I am trying to solve find the number of solutions to the inequality
$x_1 + x_2 + \dots + x_7 \leq 86$
Where $x_i$'s are $\textbf{odd}$ positive integers, and the order matters.
If we ignore the constraint that $x_i$'s have to be odd, we can introduce another variable $x_8$ such that we have an equality: $x_1 + x_2 + \dots + x_7 + x_8 = 86$. Now a solution to this equation corresponds to a way of choosing $86$ items from a a set with $8$ elements such that there are $x_1$ items of type one, $x_2$ items of type two, etc. Thus, the number of solutions is equivalent to the number of $86-$combinations with repetition allowed from a set with $8$ elements, which is given by:
$\binom{86+8-1}{86} = \binom{93}{86} = \binom{93}{7}$
However, I am confused about how I can now find the number of solutions if $x_i$'s are odd. I would appreciate any help on this!

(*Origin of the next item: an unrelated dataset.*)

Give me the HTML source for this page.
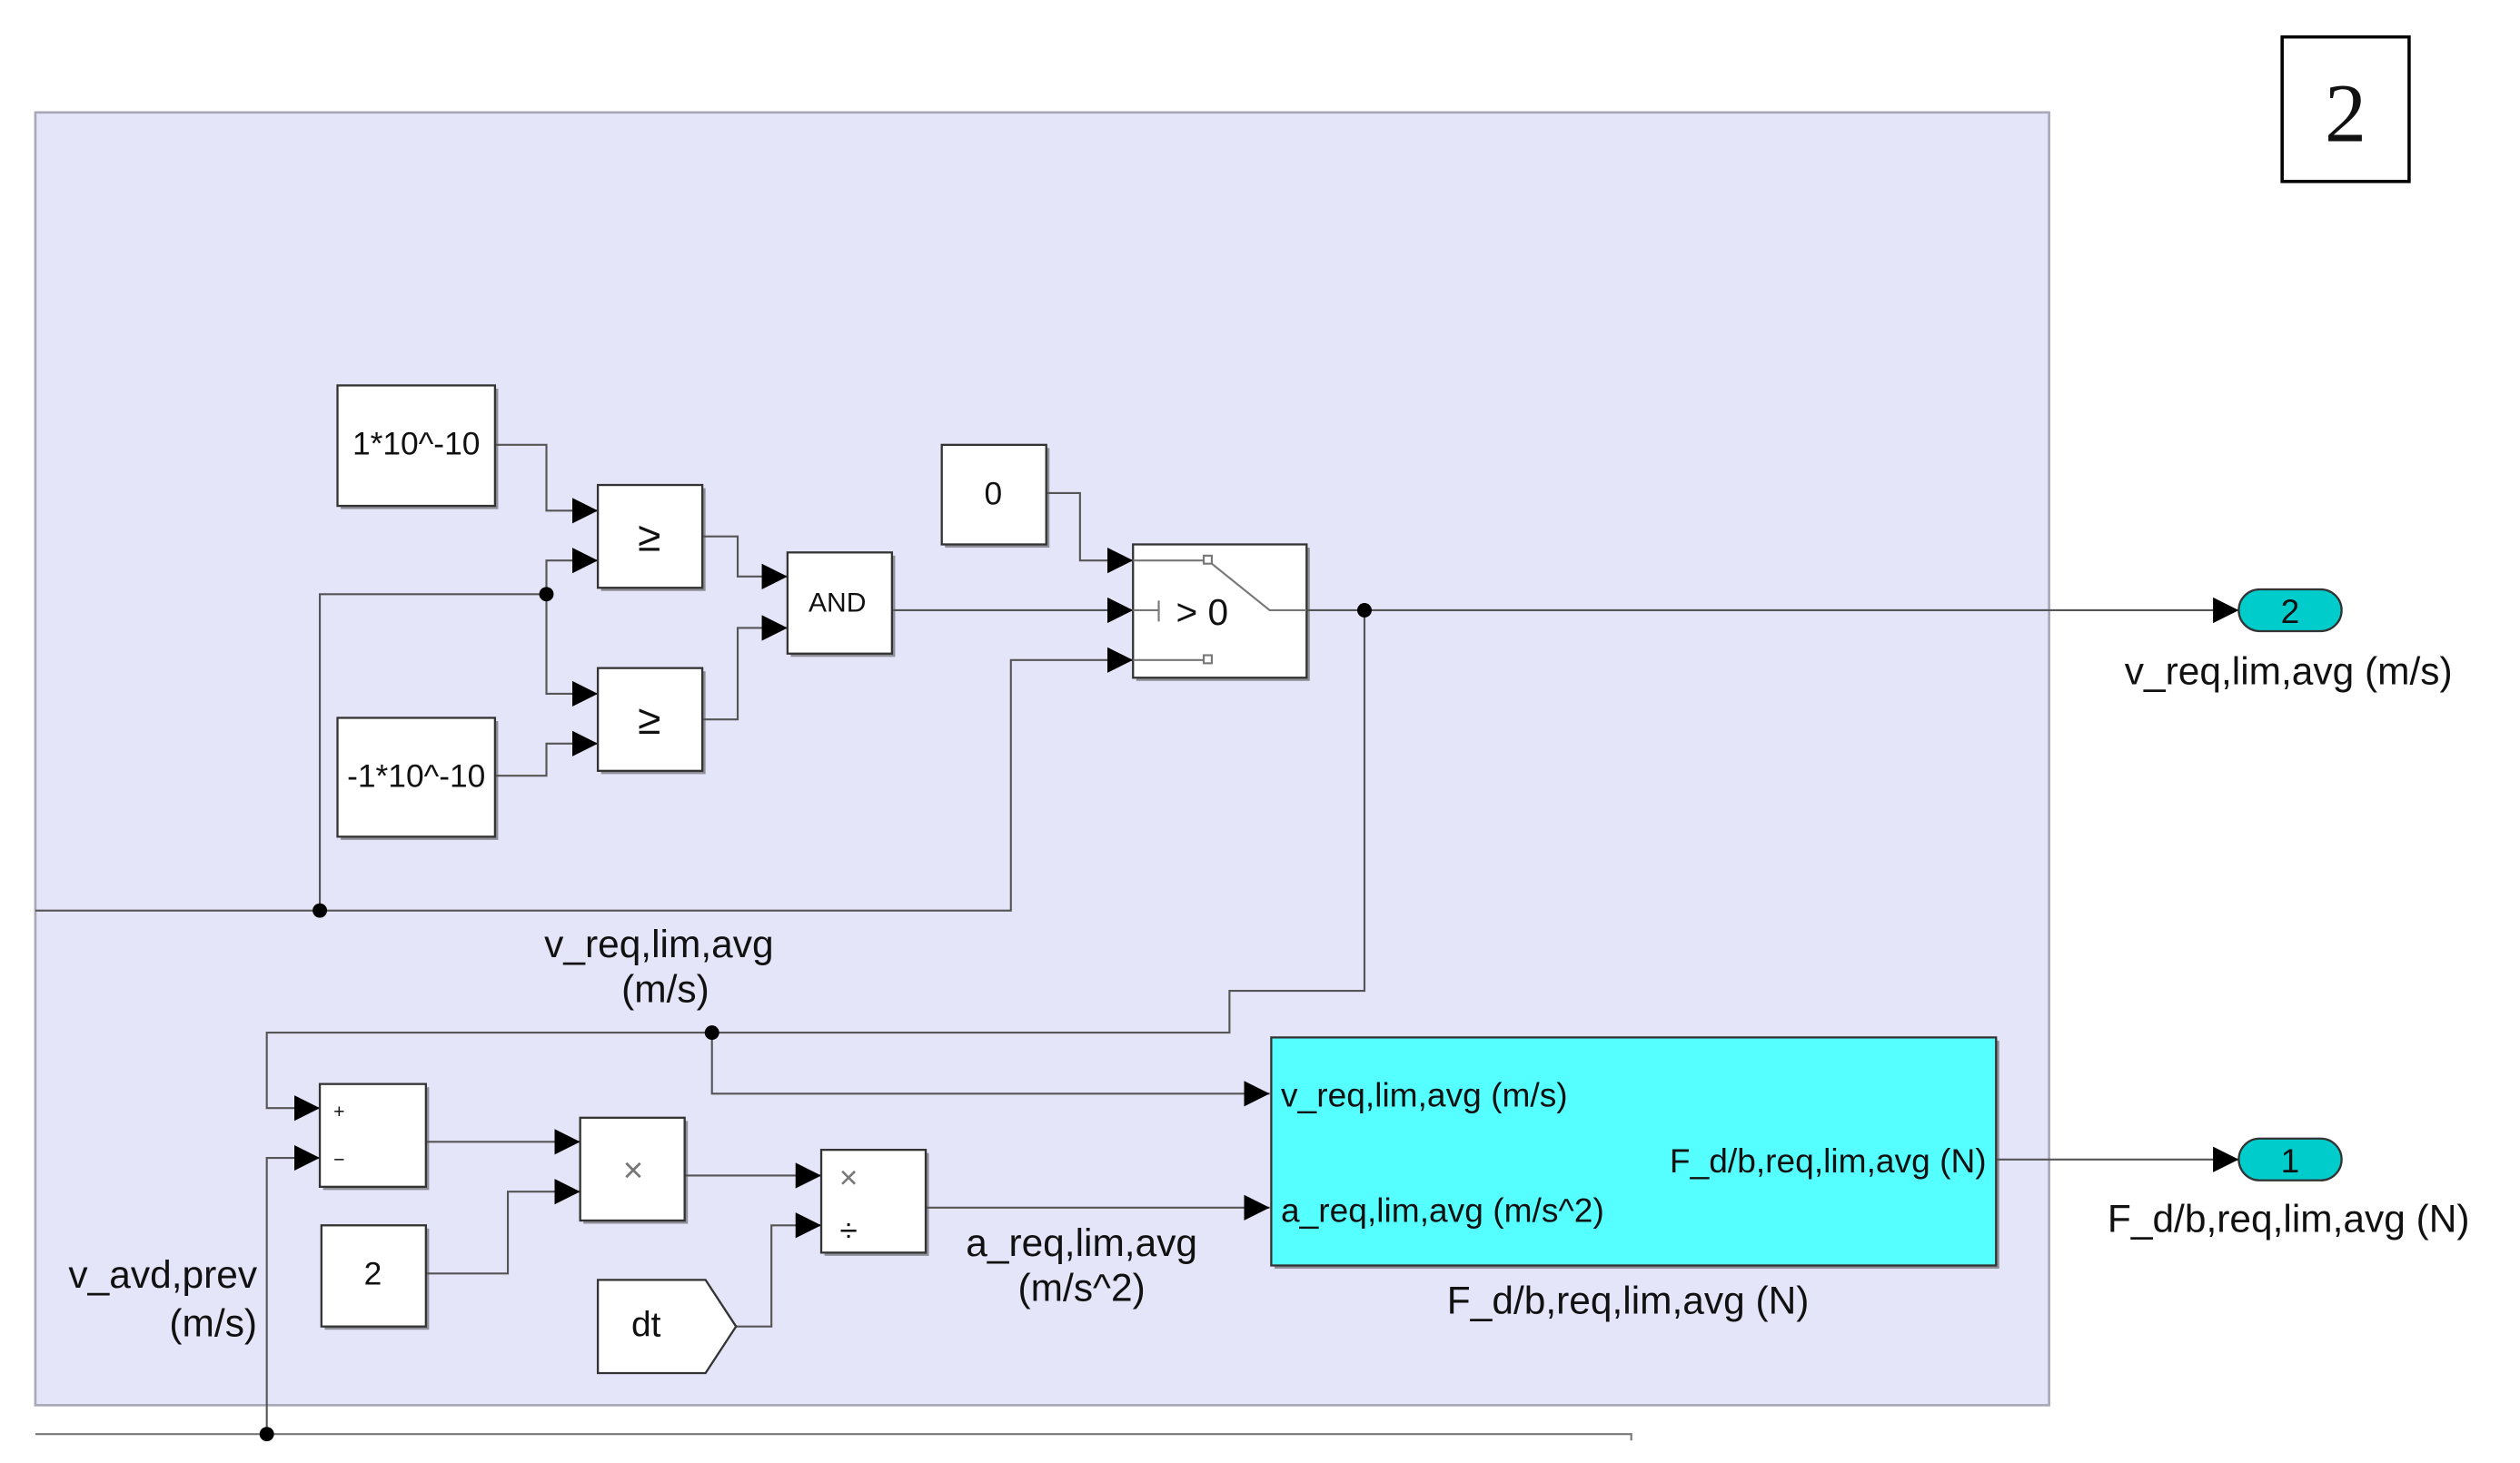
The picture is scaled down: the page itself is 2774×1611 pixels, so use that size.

They all have to be odd, so put 1 into each of the 7 variables.
That leaves $86-7 = 79$
Every variable needs to remain odd so you can only change them by amounts of 2. So you discard the extra 1. That leaves 78. $78/2 = 39$ groups of 2 to distribute amount 7 variables.
Now do the same trick of adding an 8th variable for the $\le$:
${{8+39-1} \choose 39} = {46 \choose 39} = {46 \choose 7}$